In large, dispersed environments, identifying consolidation opportunities can be a time-consuming job, requiring the combined efforts of engineers and systems architects working with everything from asset management tools to network discovery applications, to performance monitoring utilities, to home-grown spreadsheets, to big, old-fashioned whiteboards in order to determine what pieces of your hardware and software infrastructure might be better off someplace else.

But a new segment of products - sometimes called data centre intelligence or consolidation management tools - are promising to help you automate the consolidation process, freeing up the time of some of your most valuable employees while simultaneously providing the hard numbers you may need to justify a consolidation project. And while these tools now come primarily from smaller vendors, the big guys are gearing up to include these functions in their own business systems management suites.

Here's the hot news from the consolidation front.

A Consolidation Tale

Bell Mobility, one of the largest mobile phone service providers in Canada, had a problem. More accurately, it had one problem (or crash) after another. Recovering some critical systems could take hours, disrupting services and costing the company serious money - $US2.1 million per day for one system alone. So in 2005 Bell Mobility launched a study to find a way to speed disaster recovery. One of the recommendations that emerged was to consolidate applications and servers in order to centralize recovery efforts, with the hoped-for side effect of improving server utilization.

At the beginning of the study, Bell brought in a consultancy to evaluate its operations and offer suggestions for where consolidation made sense. Michel Tremblay, manager for OSS network engineering at Bell Mobility, thinks that's a good way to go. "If you support those systems, it's hard to say: I'm going to cut off my system by so much percent," he says. It's more likely, according to Tremblay, that an internal IT staff with relationships to the systems might be tempted to say: It's working, so why should I do this?

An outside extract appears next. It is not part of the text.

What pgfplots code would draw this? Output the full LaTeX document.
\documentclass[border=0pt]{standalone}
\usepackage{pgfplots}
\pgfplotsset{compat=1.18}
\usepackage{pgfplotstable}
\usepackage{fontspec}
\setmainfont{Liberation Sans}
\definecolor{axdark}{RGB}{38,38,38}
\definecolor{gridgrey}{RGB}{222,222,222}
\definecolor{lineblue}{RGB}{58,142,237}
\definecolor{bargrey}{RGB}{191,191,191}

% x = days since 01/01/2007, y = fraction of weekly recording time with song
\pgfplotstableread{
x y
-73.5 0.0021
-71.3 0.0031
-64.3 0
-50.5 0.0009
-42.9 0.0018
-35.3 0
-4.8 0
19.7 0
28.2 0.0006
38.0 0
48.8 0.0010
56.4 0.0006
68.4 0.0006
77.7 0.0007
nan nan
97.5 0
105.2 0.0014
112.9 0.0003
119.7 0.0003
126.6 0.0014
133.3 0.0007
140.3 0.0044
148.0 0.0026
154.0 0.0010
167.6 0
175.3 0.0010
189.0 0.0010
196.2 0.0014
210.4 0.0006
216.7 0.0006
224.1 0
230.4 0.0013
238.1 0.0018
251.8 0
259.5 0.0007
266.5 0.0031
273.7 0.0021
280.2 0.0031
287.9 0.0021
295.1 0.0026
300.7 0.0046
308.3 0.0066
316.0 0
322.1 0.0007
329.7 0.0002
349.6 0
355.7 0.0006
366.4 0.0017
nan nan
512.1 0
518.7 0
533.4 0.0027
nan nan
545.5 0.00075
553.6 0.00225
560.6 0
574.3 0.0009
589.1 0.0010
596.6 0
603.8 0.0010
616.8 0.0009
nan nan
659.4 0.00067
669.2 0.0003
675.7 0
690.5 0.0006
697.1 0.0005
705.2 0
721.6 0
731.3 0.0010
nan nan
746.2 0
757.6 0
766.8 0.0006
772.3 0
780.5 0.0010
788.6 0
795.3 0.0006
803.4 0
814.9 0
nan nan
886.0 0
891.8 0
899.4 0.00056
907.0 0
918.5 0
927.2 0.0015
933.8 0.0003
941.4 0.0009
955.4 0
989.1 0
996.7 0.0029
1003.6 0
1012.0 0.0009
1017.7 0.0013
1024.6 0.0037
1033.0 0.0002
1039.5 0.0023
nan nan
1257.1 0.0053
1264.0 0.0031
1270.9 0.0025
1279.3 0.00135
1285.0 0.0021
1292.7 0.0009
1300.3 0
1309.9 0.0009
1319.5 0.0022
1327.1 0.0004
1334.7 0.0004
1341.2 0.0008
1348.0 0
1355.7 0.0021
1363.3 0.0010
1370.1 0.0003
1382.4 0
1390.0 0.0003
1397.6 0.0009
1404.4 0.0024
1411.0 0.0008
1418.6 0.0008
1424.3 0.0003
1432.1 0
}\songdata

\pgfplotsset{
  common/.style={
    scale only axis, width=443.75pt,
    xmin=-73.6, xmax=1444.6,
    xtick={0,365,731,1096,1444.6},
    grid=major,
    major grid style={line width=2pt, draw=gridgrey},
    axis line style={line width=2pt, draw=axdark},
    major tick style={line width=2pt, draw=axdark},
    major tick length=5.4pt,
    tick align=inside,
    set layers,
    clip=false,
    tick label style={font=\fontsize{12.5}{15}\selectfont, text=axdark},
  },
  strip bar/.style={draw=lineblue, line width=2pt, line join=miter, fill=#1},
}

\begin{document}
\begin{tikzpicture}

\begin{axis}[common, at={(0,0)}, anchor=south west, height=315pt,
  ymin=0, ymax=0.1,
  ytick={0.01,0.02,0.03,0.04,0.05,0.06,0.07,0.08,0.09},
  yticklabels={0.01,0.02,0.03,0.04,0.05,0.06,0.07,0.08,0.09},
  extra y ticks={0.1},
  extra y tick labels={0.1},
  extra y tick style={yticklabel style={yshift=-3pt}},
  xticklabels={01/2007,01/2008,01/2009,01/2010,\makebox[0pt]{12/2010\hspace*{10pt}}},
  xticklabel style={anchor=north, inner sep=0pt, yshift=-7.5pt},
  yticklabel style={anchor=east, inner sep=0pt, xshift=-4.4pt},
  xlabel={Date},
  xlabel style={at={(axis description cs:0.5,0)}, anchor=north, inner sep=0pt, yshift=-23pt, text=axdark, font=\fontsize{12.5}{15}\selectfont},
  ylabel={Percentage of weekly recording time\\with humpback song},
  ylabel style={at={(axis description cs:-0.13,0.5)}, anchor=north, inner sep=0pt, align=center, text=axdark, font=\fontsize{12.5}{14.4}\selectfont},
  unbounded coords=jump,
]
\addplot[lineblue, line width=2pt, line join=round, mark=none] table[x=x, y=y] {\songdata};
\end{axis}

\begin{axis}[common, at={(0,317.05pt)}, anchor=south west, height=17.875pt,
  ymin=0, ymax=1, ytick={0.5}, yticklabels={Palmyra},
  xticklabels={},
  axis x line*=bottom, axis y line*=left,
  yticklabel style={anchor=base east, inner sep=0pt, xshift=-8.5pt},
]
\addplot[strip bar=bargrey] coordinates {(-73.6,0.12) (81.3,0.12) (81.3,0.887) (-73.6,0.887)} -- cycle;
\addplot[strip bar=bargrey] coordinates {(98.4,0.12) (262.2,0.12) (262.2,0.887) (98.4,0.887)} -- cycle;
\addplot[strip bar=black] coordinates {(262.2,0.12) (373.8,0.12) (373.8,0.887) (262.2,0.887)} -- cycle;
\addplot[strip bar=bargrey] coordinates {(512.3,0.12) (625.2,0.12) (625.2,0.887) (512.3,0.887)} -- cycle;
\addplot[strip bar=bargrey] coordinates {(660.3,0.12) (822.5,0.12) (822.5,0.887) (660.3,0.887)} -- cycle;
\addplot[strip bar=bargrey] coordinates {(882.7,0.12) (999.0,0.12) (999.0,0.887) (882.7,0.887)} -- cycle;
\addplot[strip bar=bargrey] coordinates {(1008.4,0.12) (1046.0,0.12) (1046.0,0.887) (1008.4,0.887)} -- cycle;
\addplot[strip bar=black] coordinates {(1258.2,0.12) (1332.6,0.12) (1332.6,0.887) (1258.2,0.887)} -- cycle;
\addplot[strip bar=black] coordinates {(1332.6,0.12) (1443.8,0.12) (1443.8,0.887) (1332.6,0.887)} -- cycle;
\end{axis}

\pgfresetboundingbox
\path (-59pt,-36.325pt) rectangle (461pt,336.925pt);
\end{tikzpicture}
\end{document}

Disaster recovery benefits aside, estimates showed that if the company could consolidate its server pool by 25 percent (its goal for 2006), it would save $US1.5 million in hardware replacement expenses over the next two years - even without including ongoing support costs for the systems that would no longer exist. Numbers like those put Bell on a path to find a tool that could help it identify which systems were ripe for consolidation. Capacity analysis and asset management tools could do part of the job, but Bell found a product from a small vendor that seemed to address the heart of the issue.

Tool Talk

Bell originally had used start-up Cirba's Data Centre Intelligence tool purely for auditing purposes. But Cirba believed its tool could also do capacity planning and analysis. "They took it away and came back with a quick tool that could do just that," says Bell senior systems analyst Lou Fachin.

Cirba claimed that its new tools could provide data centre intelligence: detailed reporting of asset utilization in the data centre combined with cross-referenced information about what systems could be consolidated based on factors such as a server's operating system version, its utilization percentage, its available memory, or seemingly trivial but often critical details such as the time zone setting of the system clock. The tool generates reports that help users identify consolidation opportunities without resorting to extended whiteboard sessions or trial and error. "What I really like is the way they can set you up for consolidation," says Andi Mann, senior analyst at IT consultancy Enterprise Management Associates. "The Cirba stuff gives you some easy-to-use graphics and metrics on utilization and compatibility. You could probably achieve some of this with some of the high-level management-type tools from IBM and BMC, but Cirba provides sort of a one-stop shop for this specific functionality."